Originally published in Points West magazine
Summer 2001
Yellowstone National Park and Park County, Wyoming, Photographers
By Nathan Bender
Former Curator, McCracken Research Library
Yellowstone National Park is a magnet for photographers. Early photographers shot and sold many views of the landscapes, geysers, hot springs and wildlife. Tourists using new photographic technology that allowed “snapshots” took full advantage of both the portable roll-film cameras and the views. The McCracken Research Library has numerous Yellowstone Park images, created by both professionals and tourists.

Perhaps the one photographer most closely associated with the park was Jack E. Haynes (1884–1962), son of Yellowstone pioneer photographer F. Jay Haynes. Jack continued the family tradition in the Park by not only becoming an expert photographer and concessionaire, but one of the most knowledgeable Yellowstone local historians as well. His images of Yellowstone shot with new films and cameras kept the Haynes Studios in the postcard and picture business through the first half of the twentieth century.

Local Cody photographer F.J. Hiscock (1873–1951) is represented in our collections with some early views of the town and its people after his arrival in 1904. His recording of the early growth of the town is essential for local area research.
Taking up where Hiscock began are Cody photographers Jack Richard (1903–1992) and Stanley Kershaw (1891–1963). The Jack Richard Collection of the McCracken Research Library is the near-complete studio collection of his images, records, and even much of his equipment. During the twentieth century, Richard not only took family portraits, but also was active in Yellowstone National Park, involved with the Cody newspaper business, and was on hand to photograph the excavation of Mummy Cave for the Buffalo Bill [Center of the West] project of the 1960s. Stan Kershaw was active at the same time as Jack Richard, and his views of dude ranching at Larry Larom’s Valley Ranch are notable within our holdings.

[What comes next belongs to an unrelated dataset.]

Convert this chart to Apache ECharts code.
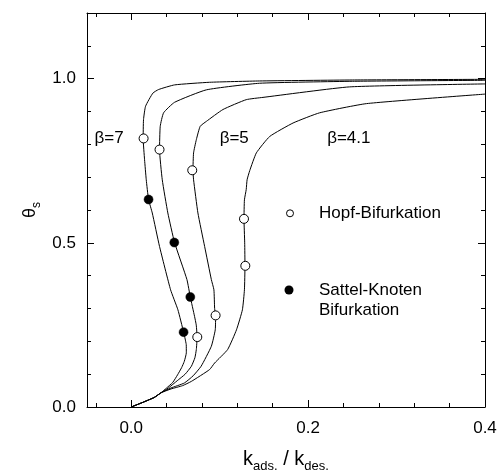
<!DOCTYPE html>
<html><head><meta charset="utf-8">
<script src="https://cdn.jsdelivr.net/npm/echarts@6/dist/echarts.min.js"></script>
<style>html,body{margin:0;padding:0;background:#fff}#c{width:504px;height:474px}</style>
</head><body><div id="c"></div>
<script>
// ---- data (x = k_ads./k_des., y = theta_s) ----
const curveBeta7 = [[0,0],[0.013,0.014],[0.026,0.029],[0.0335,0.043],[0.04,0.058],[0.047,0.075],[0.0524,0.098],[0.057,0.12],[0.060,0.139],[0.0623,0.165],[0.0622,0.19],[0.061,0.207],[0.0592,0.228],[0.0528,0.296],[0.0445,0.357],[0.032,0.489],[0.0238,0.591],[0.0196,0.632],[0.017,0.692],[0.0151,0.753],[0.0135,0.817],[0.0139,0.875],[0.0162,0.916],[0.0245,0.956],[0.031,0.967],[0.049,0.981],[0.0886,0.989],[0.145,0.993],[0.25,0.996],[0.4,0.998]];
const curveBeta6 = [[0,0],[0.013,0.014],[0.026,0.029],[0.0335,0.043],[0.042,0.058],[0.052,0.08],[0.061,0.10],[0.068,0.124],[0.072,0.15],[0.0736,0.175],[0.0745,0.213],[0.0735,0.25],[0.0716,0.276],[0.0668,0.335],[0.063,0.388],[0.049,0.501],[0.0414,0.591],[0.0351,0.692],[0.032,0.784],[0.0328,0.855],[0.0366,0.896],[0.049,0.928],[0.085,0.966],[0.145,0.986],[0.25,0.992],[0.4,0.995]];
const curveBeta5 = [[0,0],[0.013,0.014],[0.026,0.029],[0.0335,0.043],[0.045,0.058],[0.060,0.073],[0.07,0.095],[0.079,0.124],[0.0906,0.185],[0.095,0.235],[0.0954,0.279],[0.0943,0.30],[0.0935,0.357],[0.0906,0.388],[0.083,0.489],[0.0754,0.591],[0.0705,0.692],[0.0698,0.721],[0.0705,0.774],[0.0736,0.814],[0.078,0.855],[0.085,0.870],[0.1037,0.906],[0.130,0.936],[0.149,0.943],[0.247,0.975],[0.4,0.984]];
const curveBeta41 = [[0,0],[0.013,0.014],[0.026,0.029],[0.0335,0.043],[0.045,0.055],[0.058,0.065],[0.068,0.078],[0.0886,0.114],[0.0943,0.134],[0.109,0.175],[0.119,0.235],[0.1257,0.296],[0.128,0.357],[0.1286,0.43],[0.1283,0.50],[0.1275,0.573],[0.128,0.631],[0.130,0.662],[0.131,0.692],[0.134,0.72],[0.1415,0.774],[0.1566,0.824],[0.183,0.865],[0.213,0.896],[0.266,0.924],[0.4,0.953]];
const hopfPoints = [[0.014,0.818],[0.032,0.784],[0.069,0.721],[0.1275,0.573],[0.129,0.430],[0.0747,0.213],[0.0954,0.279]];
const sattelPoints = [[0.0196,0.632],[0.0487,0.501],[0.0668,0.335],[0.0592,0.228]];
const curveLabels = ['β=7', 'β=5', 'β=4.1'];
const curveLabelPos = [[-0.0415,0.817],[0.100,0.817],[0.2215,0.817]];
const xMajorTicks = [0, 0.2, 0.4];
const xMinorTicks = [-0.04,0.04,0.08,0.12,0.16,0.24,0.28,0.32,0.36];
const yMajorTicks = [0, 0.5, 1.0];
const yMinorTicks = [0.1,0.2,0.3,0.4,0.6,0.7,0.8,0.9,1.1];
const legendNames = ['Hopf-Bifurkation', 'Sattel-Knoten\nBifurkation'];

const FONT = '"Liberation Sans", Arial, sans-serif';
const X_MIN = -0.05, X_MAX = 0.4, Y_MIN = 0, Y_MAX = 1.2;

function xAx(pos, ticks, len, labels, line) {
  return {
    type: 'value', position: pos, min: X_MIN, max: X_MAX,
    axisLine: { show: line, onZero: false, lineStyle: { color: '#000', width: 1 } },
    axisTick: { show: true, inside: true, length: len, customValues: ticks, lineStyle: { color: '#000', width: 1 } },
    axisLabel: labels ? { show: true, customValues: ticks, margin: 13, color: '#000', fontSize: 17, fontFamily: FONT, formatter: v => v.toFixed(1) } : { show: false },
    splitLine: { show: false }
  };
}
function yAx(pos, ticks, len, labels, line) {
  return {
    type: 'value', position: pos, min: Y_MIN, max: Y_MAX,
    axisLine: { show: line, onZero: false, lineStyle: { color: '#000', width: 1 } },
    axisTick: { show: true, inside: true, length: len, customValues: ticks, lineStyle: { color: '#000', width: 1 } },
    axisLabel: labels ? { show: true, customValues: ticks, margin: 11, color: '#000', fontSize: 17, fontFamily: FONT, formatter: v => v.toFixed(1) } : { show: false },
    splitLine: { show: false }
  };
}

const xAxes = [
  xAx('bottom', xMajorTicks, 7, true, true),
  xAx('bottom', xMinorTicks, 4, false, false),
  xAx('top', xMajorTicks, 7, false, true),
  xAx('top', xMinorTicks, 4, false, false)
];
xAxes[0].name = '{a|k}{b|ads.}{a| / k}{b|des.}';
xAxes[0].nameLocation = 'middle';
xAxes[0].nameGap = 42;
xAxes[0].nameMoveOverlap = false;
xAxes[0].nameTextStyle = { color: '#000', fontFamily: FONT, rich: {
  a: { fontSize: 20, lineHeight: 20, verticalAlign: 'top', fontFamily: FONT, color: '#000' },
  b: { fontSize: 13, lineHeight: 13, verticalAlign: 'top', padding: [11, 0, 0, 0], fontFamily: FONT, color: '#000' }
}};
const yAxes = [
  yAx('left', yMajorTicks, 7, true, true),
  yAx('left', yMinorTicks, 4, false, false),
  yAx('right', yMajorTicks, 7, false, true),
  yAx('right', yMinorTicks, 4, false, false)
];

function curve(name, data) {
  return { name, type: 'line', data, xAxisIndex: 0, yAxisIndex: 0, showSymbol: false, smooth: 0.15,
    lineStyle: { color: '#000', width: 1 }, z: 2, animation: false };
}

const option = {
  backgroundColor: '#fff',
  animation: false,
  grid: { left: 87, right: 19, top: 13, bottom: 67, containLabel: false, outerBoundsMode: 'none' },
  xAxis: xAxes,
  yAxis: yAxes,
  series: [
    curve('β=7', curveBeta7),
    curve('β=6', curveBeta6),
    curve('β=5', curveBeta5),
    curve('β=4.1', curveBeta41),
    { name: legendNames[0], type: 'scatter', data: hopfPoints, symbol: 'circle', symbolSize: 9,
      itemStyle: { color: '#fff', borderColor: '#000', borderWidth: 1, opacity: 1 }, z: 5 },
    { name: legendNames[1], type: 'scatter', data: sattelPoints, symbol: 'circle', symbolSize: 9,
      itemStyle: { color: '#000', borderColor: '#000', borderWidth: 0.5, opacity: 1 }, z: 5 },
    { name: 'labels', type: 'scatter', symbolSize: 0, silent: true,
      itemStyle: { color: '#000', opacity: 1 },
      data: curveLabels.map((t, i) => ({ value: curveLabelPos[i], name: t })),
      label: { show: true, position: 'inside', align: 'left', verticalAlign: 'middle', formatter: p => p.name,
        fontSize: 17, fontFamily: FONT, color: '#000', opacity: 1, textBorderWidth: 0 }, z: 6 }
  ],
  graphic: [
    { type: 'text', x: 39, y: 210, rotation: Math.PI / 2,
      style: { text: '{a|θ}{b|s}', align: 'center', verticalAlign: 'bottom', fill: '#000',
        rich: {
          a: { fontSize: 18, lineHeight: 18, verticalAlign: 'top', fontFamily: FONT, fill: '#000' },
          b: { fontSize: 12, lineHeight: 12, verticalAlign: 'top', padding: [10, 0, 0, 0], fontFamily: FONT, fill: '#000' }
        } } },
    { type: 'circle', shape: { cx: 290, cy: 213.3, r: 3.5 }, style: { fill: '#fff', stroke: '#000', lineWidth: 1 } },
    { type: 'text', x: 319, y: 213.5, style: { text: legendNames[0], font: '17px ' + FONT, fill: '#000', verticalAlign: 'middle', align: 'left' } },
    { type: 'circle', shape: { cx: 289, cy: 290, r: 4.5 }, style: { fill: '#000' } },
    { type: 'text', x: 319, y: 280, style: { text: legendNames[1], font: '17px ' + FONT, fill: '#000', verticalAlign: 'top', align: 'left', lineHeight: 20 } }
  ]
};
const chart = echarts.init(document.getElementById('c'), null, { renderer: 'canvas' });
chart.setOption(option);
</script></body></html>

Charles J. Belden (1887–1966) of the Pitchfork Ranch in Meeteetse, Wyoming, is one of the great cowboy photographers of the twentieth century. His work is reminiscent of earlier photographers such as L.A. Huffman in that his passions were for illustrating the ranching life, and he also worked for wildlife conservation. His artistic abilities were considerable, as is evident in the composition and lighting of his images. The McCracken Research Library holds his personal papers, negatives, and prints in one of our major photographic collections.
Documentary Research Collections
Other photographs within the holdings of the McCracken Research Library were created for different purposes. For example, the studio collections of artist Frank Tenney Johnson (1874–1939) contain much photographic documentation of his paintings, and images of the artist at work. Other artists, such as Winold Reiss, also had publicity shots of their studios.

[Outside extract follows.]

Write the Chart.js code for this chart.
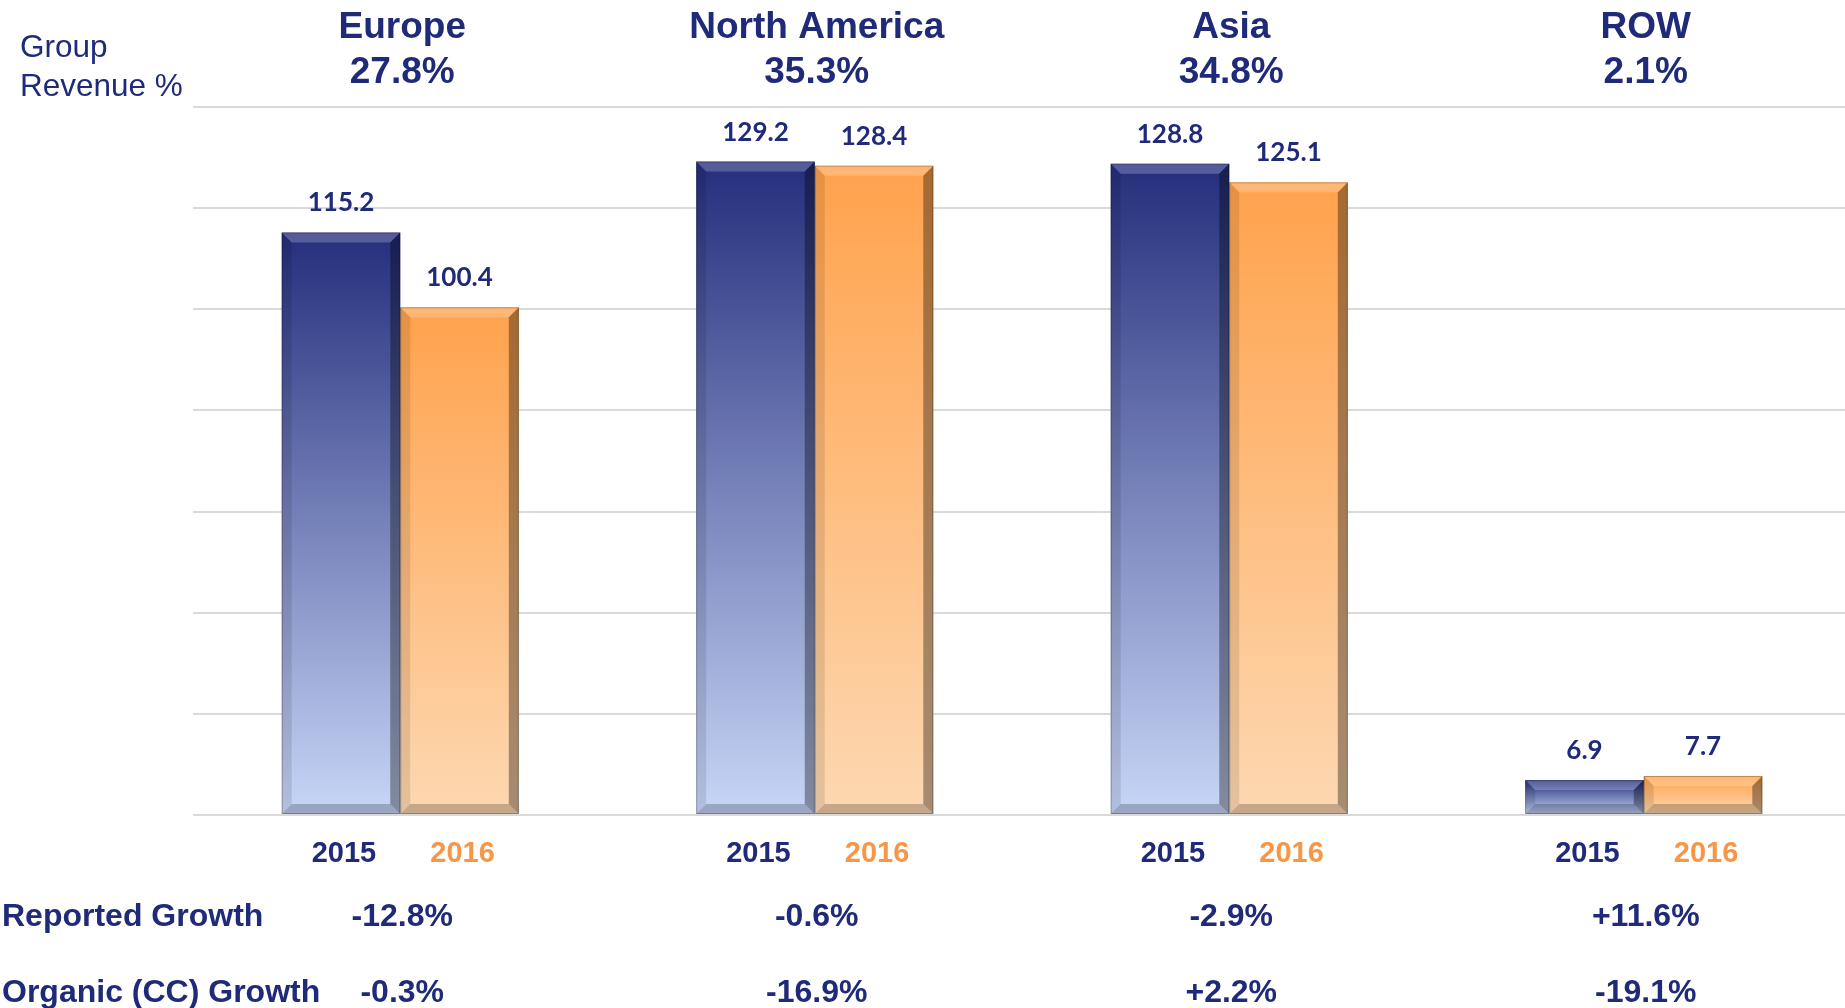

Photographs in our library that relate to the Winchester Repeating Arms Co. include not only controlled studio images of their firearms, but also a few publicity shots with celebrities and some that show state-of-the-art industrial manufacturing ca. 1912. Saddle making and leather craftsmanship of the same time period can be shown within our collections by photographs in the Victor Alexander Collection. The art and craft of gun engraving is documented by the photomicrographic studies of Dr. Frederic Harris, which slides detail stylistic techniques of particular engravers.
Dr. William G. Pierce was a geologist who spent much time researching the Heart Mountain Fault of the Big Horn Basin and Beartooth/Absaroka Mountains of Park County, Wyoming. His papers include hundreds of 35 mm slides showing the geologic strata and formations of this area.